Ali İhsan ÇETİN
Urfa, suyu toprağı, dağı taşı, yeri göğü hatta insanı bile İbrahimi, Nemrud’un zulmüne boyun eğmemiş, hakını hukukunu yaşamasını bilmiş olarak bellediğimiz bir memleket, bir peygamberler diyarı. Öyleki karanlığın efendisi, yeryüzünün en kudretli kralı Nemrud’a bile diklenebilmiş, ona en olmaz anda meydan okuyabilmiş bir yer, dahası hakın hukukun unutulduğu, adaletin bittiği anda ateşin suya, odunun balığa dönüştüğü kadim bir şehir olarak belledik hep Urfa’yı.
İlk tanrıların, ilk tanrıçaların doğduğu, insan oğullarının ve kızlarının tapınaklar, köyler, şehirler, akademiler kurduğu, tarlalar açtığı, vahşi doğayı kutsal bağ ve bahçelere dönüştürdüğü, yabani hayvanlardan sürüler oluşturduğu Mitanili Urfa’ya, daha sonra biraz Asurlar, biraz Latinler, biraz Romalılar, biraz Persliler, biraz Araplar, biraz Ermeniler ve biraz Türkler bir şeyler verdi, bir şeyler aldı ondan. Bir gelişti, bir geriledi, kah düştü, kah kalktı ama her zaman İbrahimi geleneği korudu, ona yaraşır bir memleket olmaya çalıştı ve elbette o hep öyle bilindi, hep İbrahimi kalması istendi ondan. Asur’un krallarına, Mısır’ın firavunlarına, Pers’in imparatorlarına, Roma’nın sezarlarına meydanı hiç boş bırakmamış, hiç bırakmadığını bildiğimiz Urfa, nasıl olur da hakı, hukuku elinden alınmış yaralı bir anneye, acılı bir eşe, bir bilge kadına sırtını çevirir, gözyaşlarını görmek, çığlığını duymak, adını bilmek istemez.

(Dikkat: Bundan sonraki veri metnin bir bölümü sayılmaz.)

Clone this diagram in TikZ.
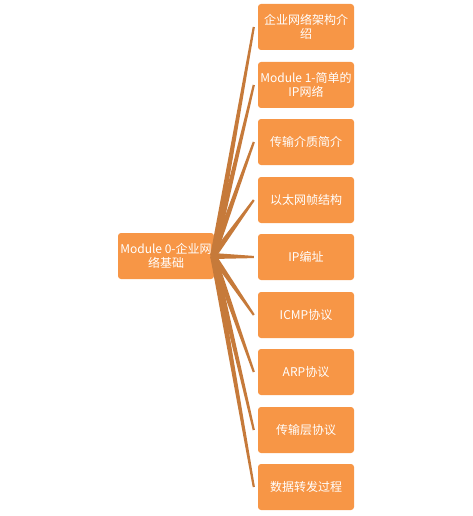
\documentclass[tikz,border=0pt]{standalone}
\usepackage{fontspec}
\setmainfont{Noto Sans CJK SC}
\usetikzlibrary{calc}
\definecolor{boxorange}{HTML}{F79646}
\definecolor{linkbrown}{HTML}{C67A3A}
\tikzset{
  topic/.style={fill=boxorange, rounded corners=3pt, minimum width=96pt, minimum height=46pt,
    inner sep=2pt, text=white, align=center, font=\fontsize{12}{14.5}\selectfont},
}
\newcommand{\taperlink}[2]{%
  \fill[linkbrown] ($(#1)!3pt!90:(#2)$) -- ($(#2)!1.1pt!-90:(#1)$) -- ($(#2)!1.1pt!90:(#1)$) -- ($(#1)!3pt!-90:(#2)$) -- cycle;}
\begin{document}
\begin{tikzpicture}[x=1pt,y=-1pt]
\useasboundingbox (0,0) rectangle (473,516);
\node[topic] (root) at (166,256) {Module 0-企业网\\络基础};
\node[topic] (c1) at (306,27) {企业网络架构介\\绍};
\node[topic] (c2) at (306,85) {Module 1-简单的\\IP网络};
\node[topic] (c3) at (306,142) {传输介质简介};
\node[topic] (c4) at (306,200) {以太网帧结构};
\node[topic] (c5) at (306,257) {IP编址};
\node[topic] (c6) at (306,315) {ICMP协议};
\node[topic] (c7) at (306,372) {ARP协议};
\node[topic] (c8) at (306,430) {传输层协议};
\node[topic] (c9) at (306,487) {数据转发过程};
\coordinate (s) at ($(root.east)+(-1,0)$);
\foreach \i in {1,...,9}{
  \coordinate (e\i) at ($(c\i.west)+(-4,0)$);
  \taperlink{s}{e\i}
}
\end{tikzpicture}
\end{document}
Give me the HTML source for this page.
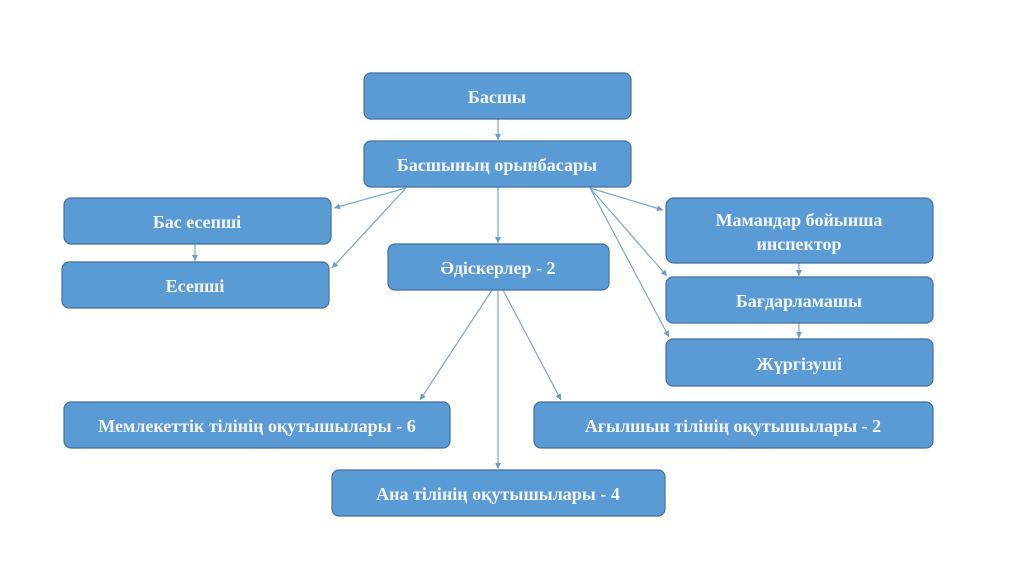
<!DOCTYPE html>
<html><head><meta charset="utf-8"><style>
html,body{margin:0;padding:0;background:#fff;width:1024px;height:576px;overflow:hidden}
svg text{font-family:"Liberation Serif",serif;font-weight:bold;font-size:18px;fill:#f4f6fa;text-anchor:middle;dominant-baseline:central}
</style></head><body>
<svg width="1024" height="576" xmlns="http://www.w3.org/2000/svg">
<defs><marker id="a" markerWidth="8" markerHeight="8" refX="6" refY="3" orient="auto" markerUnits="userSpaceOnUse"><path d="M0,0 L6,3 L0,6 z" fill="#6d9bc8"/></marker></defs>
<g stroke="#7aa6d2" stroke-width="1.2" fill="none" marker-end="url(#a)">
<line x1="498" y1="119" x2="498" y2="140"/>
<line x1="498" y1="187" x2="498" y2="243"/>
<line x1="406" y1="188" x2="334" y2="208"/>
<line x1="406" y1="188" x2="332" y2="268"/>
<line x1="195" y1="244" x2="195" y2="261"/>
<line x1="590" y1="188" x2="663" y2="210"/>
<line x1="590" y1="188" x2="667" y2="276"/>
<line x1="590" y1="188" x2="669" y2="337"/>
<line x1="799" y1="263" x2="799" y2="276"/>
<line x1="799" y1="323" x2="799" y2="338"/>
<line x1="492" y1="290" x2="420" y2="400"/>
<line x1="498" y1="290" x2="498" y2="469"/>
<line x1="503" y1="290" x2="561" y2="400"/>
</g>
<g fill="#5b9bd5" stroke="#41719c" stroke-width="1.2">
<rect x="364" y="73" width="267" height="46" rx="7"/>
<rect x="364" y="141" width="267" height="46" rx="7"/>
<rect x="64" y="198" width="267" height="46" rx="7"/>
<rect x="62" y="262" width="267" height="46" rx="7"/>
<rect x="388" y="244" width="221" height="46" rx="7"/>
<rect x="666" y="198" width="267" height="65" rx="8"/>
<rect x="666" y="277" width="267" height="46" rx="7"/>
<rect x="666" y="339" width="267" height="47" rx="7"/>
<rect x="64" y="402" width="386" height="46" rx="7"/>
<rect x="534" y="402" width="399" height="46" rx="7"/>
<rect x="332" y="470" width="333" height="46" rx="7"/>
</g>
<text x="497" y="97">Басшы</text>
<text x="497" y="165">Басшының орынбасары</text>
<text x="197" y="222">Бас есепші</text>
<text x="195" y="286">Есепші</text>
<text x="498" y="268">Әдіскерлер - 2</text>
<text x="799" y="220">Мамандар бойынша</text>
<text x="799" y="244">инспектор</text>
<text x="799" y="301">Бағдарламашы</text>
<text x="799" y="364">Жүргізуші</text>
<text x="257" y="426">Мемлекеттік тілінің оқутышылары - 6</text>
<text x="733" y="426">Ағылшын тілінің оқутышылары - 2</text>
<text x="498" y="494">Ана тілінің оқутышылары - 4</text>
</svg>
</body></html>
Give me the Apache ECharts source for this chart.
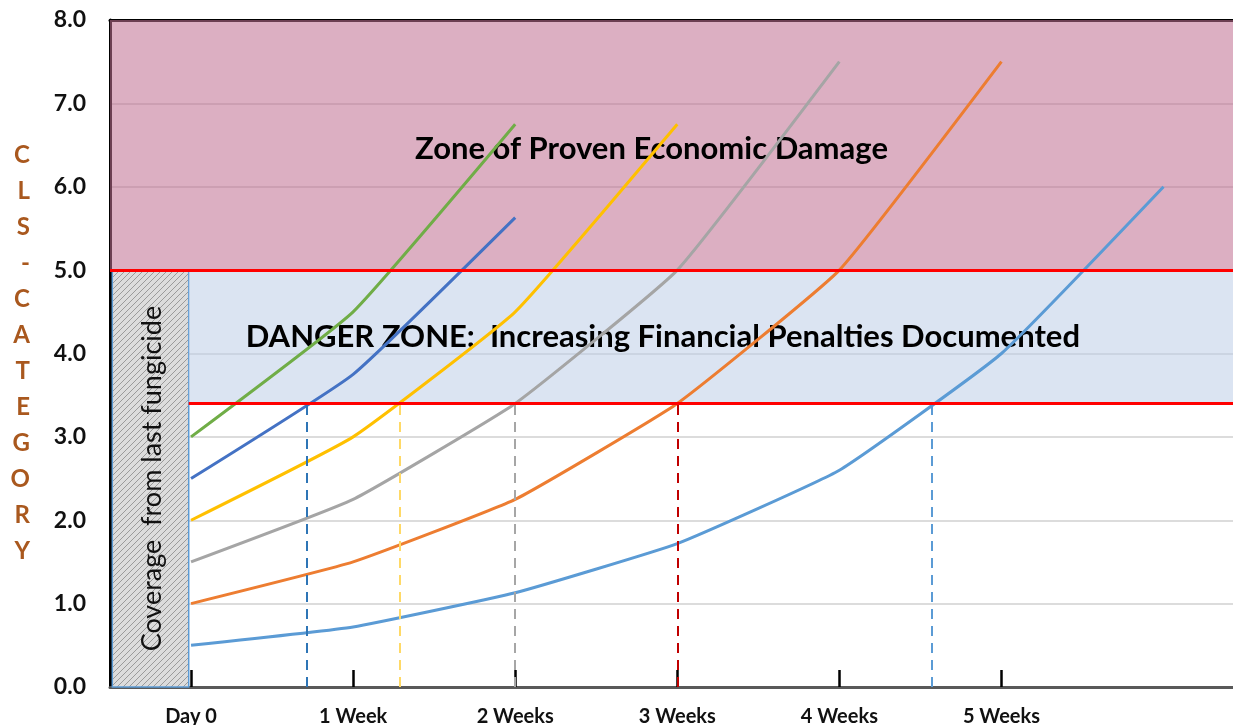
<!DOCTYPE html>
<html>
<head>
<meta charset="utf-8">
<script src="https://cdn.jsdelivr.net/npm/echarts@6.0.0/dist/echarts.min.js"></script>
<style>
  html, body { margin: 0; padding: 0; background: #fff; }
  #chart { width: 1233px; height: 725px; }
</style>
</head>
<body>
<div id="chart"></div>
<script>
  // x values are days after the last fungicide
  var days = [0, 7, 14, 21, 28, 35, 42];
  var weekTicks = [0, 7, 14, 21, 28, 35];
  var weekLabels = ['Day 0', '1 Week', '2 Weeks', '3 Weeks', '4 Weeks', '5 Weeks'];

  var curveLightBlue = [0.5, 0.72, 1.13, 1.72, 2.6, 4.0, 6.0];
  var curveOrange = [1.0, 1.5, 2.25, 3.4, 5.0, 7.5];
  var curveGray = [1.5, 2.25, 3.4, 5.0, 7.5];
  var curveYellow = [2.0, 3.0, 4.5, 6.75];
  var curveBlue = [2.5, 3.75, 5.63];
  var curveGreen = [3.0, 4.5, 6.75];

  var crossDays = [5, 9, 14, 21, 32];
  var crossColors = ['#2e75b6', '#ffd966', '#a6a6a6', '#c00000', '#5b9bd5'];

  var dangerLevel = 3.4;
  var damageLevel = 5.0;

  var xMin = -3.5, xMax = 45, yMax = 8;
  var coverStart = -3.4, coverEnd = -0.1;

  function pairs(vals) {
    return vals.map(function (v, i) { return [days[i], v]; });
  }

  // hatch pattern for the coverage box
  var hatch = document.createElement('canvas');
  hatch.width = 6; hatch.height = 6;
  var hc = hatch.getContext('2d');
  hc.fillStyle = '#dcdcdc';
  hc.fillRect(0, 0, 6, 6);
  hc.strokeStyle = '#9a9a9a';
  hc.lineWidth = 1;
  hc.beginPath();
  hc.moveTo(0, 6); hc.lineTo(6, 0);
  hc.moveTo(-1, 1); hc.lineTo(1, -1);
  hc.moveTo(5, 7); hc.lineTo(7, 5);
  hc.stroke();

  var FONT = 'Lato, "Open Sans", sans-serif';

  function curve(name, vals, color) {
    return {
      name: name, type: 'line', data: pairs(vals), smooth: 0.12,
      showSymbol: false, z: 2,
      lineStyle: { color: color, width: 3 }
    };
  }

  var chart = echarts.init(document.getElementById('chart'));
  chart.setOption({
    animation: false,
    grid: { left: 110, right: 0, top: 20, bottom: 38, outerBoundsMode: 'none', containLabel: false },
    xAxis: [{
      type: 'value', min: xMin, max: xMax,
      splitLine: { show: false },
      axisLine: { onZero: false, lineStyle: { color: '#595959', width: 3 } },
      axisTick: {
        customValues: weekTicks, inside: true, length: 17,
        lineStyle: { color: '#000', width: 2.5 }
      },
      axisLabel: {
        customValues: weekTicks, margin: 20,
        fontFamily: FONT, fontWeight: 'bold', fontSize: 20, color: '#111',
        formatter: function (v) { return weekLabels[weekTicks.indexOf(v)]; }
      }
    }, {
      type: 'value', min: xMin, max: xMax, position: 'top',
      axisLine: { show: true, onZero: false, lineStyle: { color: '#000', width: 3 } },
      axisTick: { show: false }, axisLabel: { show: false }, splitLine: { show: false }
    }],
    yAxis: {
      type: 'value', min: 0, max: yMax, interval: 1,
      name: 'CLS-CATEGORY'.split('').join('\n'),
      nameLocation: 'middle', nameGap: 80, nameRotate: 0,
      nameTextStyle: { color: '#a9581e', fontFamily: FONT, fontWeight: 'bold', fontSize: 24, lineHeight: 36 },
      axisLine: { show: true, onZero: false, lineStyle: { color: '#000', width: 3 } },
      axisTick: { show: false },
      splitLine: { lineStyle: { color: '#d0d0d0', width: 1.5 } },
      axisLabel: {
        margin: 24, fontFamily: FONT, fontWeight: 'bold', fontSize: 23, color: '#111',
        formatter: function (v) { return v.toFixed(1); }
      }
    },
    series: [
      curve('A', curveLightBlue, '#5b9bd5'),
      curve('B', curveOrange, '#ed7d31'),
      curve('C', curveGray, '#a5a5a5'),
      curve('D', curveYellow, '#ffc000'),
      curve('E', curveBlue, '#4472c4'),
      curve('F', curveGreen, '#70ad47'),
      {
        name: 'crossings', type: 'line', data: [], z: 2,
        markLine: {
          silent: true, symbol: 'none', label: { show: false },
          data: crossDays.map(function (d, i) {
            return [
              { coord: [d, 0], lineStyle: { color: crossColors[i], type: [10, 7], width: 2 } },
              { coord: [d, dangerLevel] }
            ];
          })
        }
      },
      {
        name: 'coverage', type: 'line', data: [], z: 2,
        markArea: {
          silent: true,
          data: [[
            {
              xAxis: coverStart, yAxis: 0,
              itemStyle: { color: { image: hatch, repeat: 'repeat' }, borderColor: '#5b9bd5', borderWidth: 1.5 },
              label: {
                show: true, position: 'inside', rotate: 90, offset: [0, 2],
                formatter: 'Coverage  from last fungicide',
                fontFamily: FONT, fontSize: 27, color: '#111'
              }
            },
            { xAxis: coverEnd, yAxis: damageLevel }
          ]]
        }
      },
      {
        name: 'zones', type: 'line', data: [], z: 3,
        markArea: {
          silent: true,
          data: [[
            {
              xAxis: xMin, yAxis: damageLevel,
              itemStyle: { color: 'rgba(193,113,147,0.56)' },
              label: {
                show: true, position: 'inside', offset: [-20, 4],
                formatter: 'Zone of Proven Economic Damage',
                fontFamily: FONT, fontWeight: 'bold', fontSize: 31, color: '#000'
              }
            },
            { xAxis: xMax, yAxis: yMax }
          ], [
            {
              xAxis: coverEnd, yAxis: dangerLevel,
              itemStyle: { color: 'rgba(190,206,232,0.55)' },
              label: {
                show: true, position: 'inside', offset: [-48, 0],
                formatter: 'DANGER ZONE:  Increasing Financial Penalties Documented',
                fontFamily: FONT, fontWeight: 'bold', fontSize: 31, color: '#000'
              }
            },
            { xAxis: xMax, yAxis: damageLevel }
          ]]
        }
      },
      {
        name: 'thresholds', type: 'line', data: [], z: 5,
        markLine: {
          silent: true, symbol: 'none', label: { show: false },
          lineStyle: { color: '#ff0000', width: 3, type: 'solid' },
          data: [
            [{ coord: [xMin, damageLevel] }, { coord: [xMax, damageLevel] }],
            [{ coord: [coverEnd, dangerLevel] }, { coord: [xMax, dangerLevel] }]
          ]
        }
      }
    ]
  });
  window.addEventListener('resize', function () { chart.resize(); });
</script>
</body>
</html>
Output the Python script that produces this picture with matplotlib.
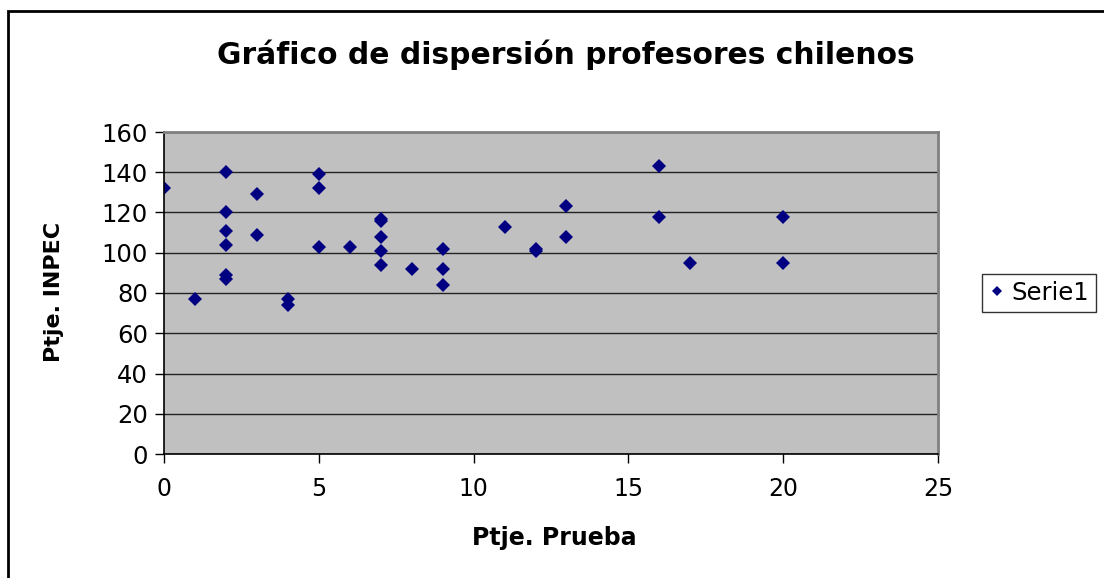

Urfa, hiçbir zaman bu kadar içine kapanmamıştı, hiçbir zaman bu kadar sinmemişti, hiç bir zaman bu kadar kendisine yabancılaşmamıştı, hiçbir zaman bu kadar haktan hukuktan uzaklaşmamıştı. En sıradan bir beyin, bir paşanın, hatta bir zorbanın adaletinde, ahaliye reva görülen ilkel hukukunda bile ölçü bu kadar kaçmamıştı, hak arayışı bu kadar pespaye bir duruma düşmemişti, memleketin itibarı bu kadar ayaklar altına alınmamıştı.
Yaşayan bir tanrıça, bir Baraz kadını, bir hak arayıcısı olarak dikildi korkuya esir düşmüş, etrafı dumanlı, gök kubbesi çökmüş Urfa’nın karşısına, ne beyin ulaklarını dinliyor, ne mirin fermanına boyun eğiyor Emine Ana, kafa kağıdındaki adıyla Emine Şenyaşar, Göbeklitepe’den kalkıp gelmiş bir tapınak meleği gibi sesleniyor her gün, İbrahimi bir evliya gibi haykırıyor beş yüz altmış yedi günden bu yana adalet dağıttığı söylenen, hak aranan sarayın kapısında, “Oğullarıma, yaşam arkadaşıma ne oldu ey muktedir, bir ses ver” diye…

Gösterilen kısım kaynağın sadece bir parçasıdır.